If you grow in tubs, you need to water and feed heavily if strawberries are to crop well. I would not expect plants under these conditions to last more than two seasons. Terracotta strawberry pots are more attractive in appearance than the white plastic towers, but are expensive. The tower models vary a great deal in price, but there are some "self-watering" types that would cut down on maintenance. You can also grow strawberries successfully in grow-bags, planting 8-10 plants in each bag. You can re-use bags in which you have already grown tomatoes.

The Royal Horticultural Society has given an Award of Merit to 'Aromel', a perpetual type with medium to large fruit of good flavour, and to 'Cambridge Favourite' which crops more heavily but has less flavour. My favourite is 'Cambridge Late Pine' which crops only moderately but the fruits are very well flavoured. You can buy strawberries mail order from Ken Muir, Honeypot Farm, Rectory Rd, Weeley Heath, Essex CO16 9BJ (01255 830181) or from J Tweedie Fruit Trees, Maryfield Rd Nursery, Maryfield, Nr Terregles, Dumfries DG2 9TH (01387 720880).

Ending tomorrow is Jim Keeling's pre-Christmas sale of terracotta pots. Solve your Christmas present conundrums in one swoop. The Whichford Pottery, Whichford, Warwickshire (01608 684416) is open from 9am-5pm.

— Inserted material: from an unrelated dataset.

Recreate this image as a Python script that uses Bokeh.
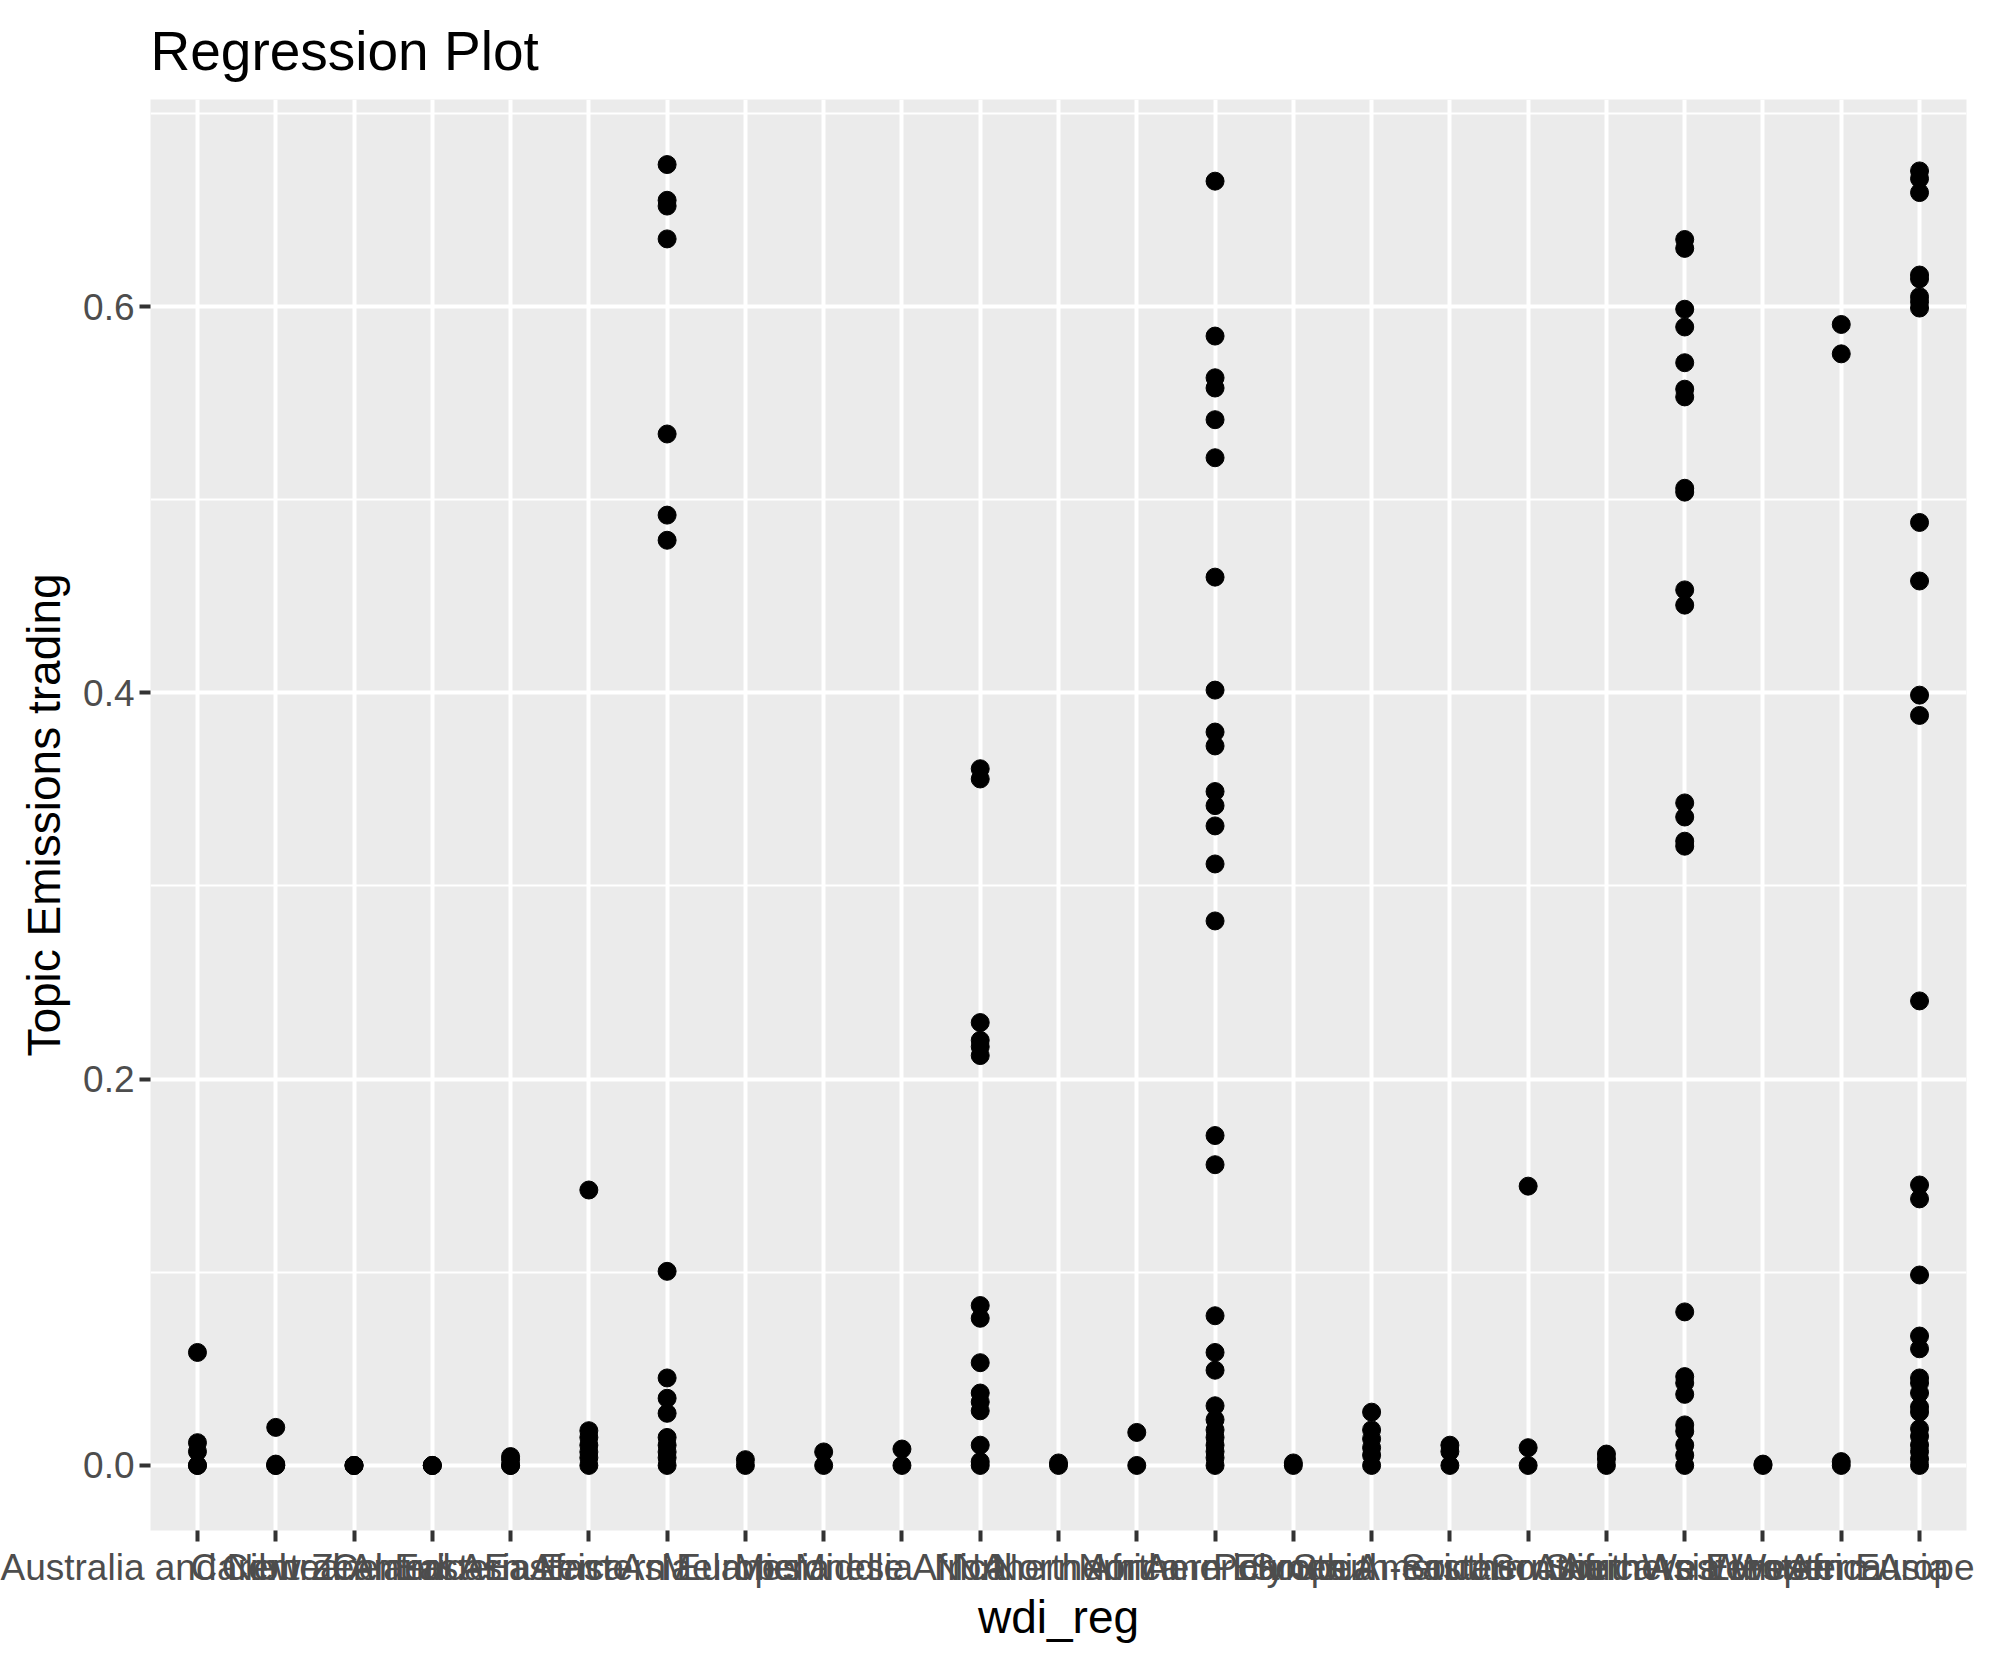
from bokeh.plotting import figure
from bokeh.models import FactorRange, Range1d, FixedTicker, PrintfTickFormatter, ColumnDataSource
from bokeh.embed import file_html
from bokeh.resources import INLINE

# ---- data ----
regions = [
    "Australia and New Zealand", "Caribbean", "Central America", "Central Asia",
    "Eastern Africa", "Eastern Asia", "Eastern Europe", "Melanesia", "Micronesia",
    "Middle Africa", "NA", "Northern Africa", "Northern America", "Northern Europe",
    "Polynesia", "South America", "South-eastern Asia", "Southern Africa",
    "Southern Asia", "Southern Europe", "Western Africa", "Western Asia", "Western Europe",
]

values = {
    "Australia and New Zealand": [0.0585, 0.0118, 0.0072, 0.0, 0.0],
    "Caribbean": [0.0197, 0.0007, 0.0, 0.0],
    "Central America": [0.0, 0.0, 0.0],
    "Central Asia": [0.0, 0.0, 0.0],
    "Eastern Africa": [0.0046, 0.003, 0.0, 0.0],
    "Eastern Asia": [0.1426, 0.018, 0.0145, 0.0105, 0.007, 0.004, 0.0],
    "Eastern Europe": [0.6735, 0.655, 0.652, 0.635, 0.534, 0.492, 0.479, 0.1005,
                       0.0453, 0.0348, 0.027, 0.0145, 0.0105, 0.007, 0.004, 0.0],
    "Melanesia": [0.003, 0.0],
    "Micronesia": [0.007, 0.0],
    "Middle Africa": [0.0085, 0.0],
    "NA": [0.3607, 0.3554, 0.2293, 0.2201, 0.2168, 0.2122, 0.0828, 0.0762, 0.0532,
           0.0375, 0.0329, 0.0283, 0.0105, 0.002, 0.0],
    "Northern Africa": [0.0013, 0.0],
    "Northern America": [0.0171, 0.0],
    "Northern Europe": [0.6649, 0.5847, 0.5631, 0.5578, 0.5414, 0.5217, 0.4599, 0.4014,
                        0.3797, 0.3725, 0.3489, 0.3416, 0.3311, 0.3114, 0.2819, 0.1708,
                        0.1557, 0.0775, 0.0585, 0.0493, 0.0309, 0.0237, 0.0184, 0.0145,
                        0.0105, 0.0072, 0.004, 0.0],
    "Polynesia": [0.0013, 0.0],
    "South America": [0.0276, 0.0184, 0.0138, 0.0092, 0.0053, 0.0],
    "South-eastern Asia": [0.0105, 0.0072, 0.0],
    "Southern Africa": [0.1446, 0.0092, 0.0],
    "Southern Asia": [0.0059, 0.0033, 0.0],
    "Southern Europe": [0.6347, 0.6301, 0.5986, 0.5894, 0.5709, 0.5572, 0.5532, 0.5059,
                        0.5039, 0.4533, 0.4454, 0.343, 0.3357, 0.3232, 0.3206, 0.0795,
                        0.046, 0.0427, 0.0368, 0.021, 0.0177, 0.0105, 0.0053, 0.0],
    "Western Africa": [0.0007, 0.0],
    "Western Asia": [0.5907, 0.5755, 0.002, 0.0],
    "Western Europe": [0.6702, 0.6662, 0.659, 0.6163, 0.6143, 0.6051, 0.6025, 0.5992,
                       0.4882, 0.4579, 0.3988, 0.3883, 0.2405, 0.1452, 0.138, 0.0986,
                       0.067, 0.0604, 0.0453, 0.0427, 0.0375, 0.0302, 0.0276, 0.019,
                       0.0151, 0.0105, 0.0072, 0.0033, 0.0],
}

y_ticks = [0.0, 0.2, 0.4, 0.6]
y_minor = [0.1, 0.3, 0.5, 0.7]

xs, ys = [], []
for r in regions:
    for v in values[r]:
        xs.append(r)
        ys.append(v)
src = ColumnDataSource(dict(x=xs, y=ys))

ymin, ymax = min(ys), max(ys)
pad = (ymax - ymin) * 0.05

p = figure(
    width=1974, height=1649,
    x_range=FactorRange(factors=regions, range_padding=0.1, range_padding_units="absolute"),
    y_range=Range1d(ymin - pad, ymax + pad),
    output_backend="svg", toolbar_location=None,
    title="Regression Plot",
    min_border_left=150, min_border_right=8, min_border_top=98, min_border_bottom=119,
)
p.background_fill_color = "#EBEBEB"
p.border_fill_color = "white"
p.outline_line_color = None

font = "Liberation Sans"
p.title.text_font = font
p.title.text_font_size = "55px"
p.title.text_font_style = "normal"
p.title.text_color = "black"
p.title.standoff = 35
p.title.align = "left"

for ax in (p.xaxis[0], p.yaxis[0]):
    ax.axis_line_color = None
    ax.major_tick_in = 0
    ax.major_tick_out = 11
    ax.major_tick_line_color = "#333333"
    ax.major_tick_line_width = 4
    ax.minor_tick_line_color = None
    ax.major_label_text_font = font
    ax.major_label_text_font_size = "37px"
    ax.major_label_text_color = "#4D4D4D"
    ax.axis_label_text_font = font
    ax.axis_label_text_font_size = "46px"
    ax.axis_label_text_font_style = "normal"
    ax.axis_label_text_color = "black"

p.xaxis.axis_label = "wdi_reg"
p.yaxis.axis_label = "Topic Emissions trading"
p.yaxis.ticker = FixedTicker(ticks=y_ticks, minor_ticks=y_minor)
p.yaxis.formatter = PrintfTickFormatter(format="%.1f")
p.yaxis.major_label_standoff = 5
p.yaxis.axis_label_standoff = 10
p.xaxis.major_label_standoff = 5
p.xaxis.axis_label_standoff = 0
p.xaxis.major_label_orientation = "horizontal"

p.xgrid.grid_line_color = "white"
p.xgrid.grid_line_width = 4
p.ygrid.grid_line_color = "white"
p.ygrid.grid_line_width = 4
p.ygrid.minor_grid_line_color = "white"
p.ygrid.minor_grid_line_width = 2

p.scatter(x="x", y="y", source=src, size=18, color="black", line_color="black")

open("out.html", "w").write(file_html(p, INLINE))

This winter the National Trust starts a major project at Biddulph, Staffordshire, replanting the Wellingtonia Avenue to the design originally conceived by James Bateman in the 1850s. The original wellingtonias, mixed with deodars and Austrian pines have died and before planting can begin next spring, the head gardener, Bill Malecki, and his team have to get out hundreds of old roots, replenish the top soil and remake the embankments and terraces on which the original avenue was planted. You can watch the work in progress for the garden remains open at weekends (12-4pm, admission pounds 2) until 17 December. Admire the hollies in China while you are there.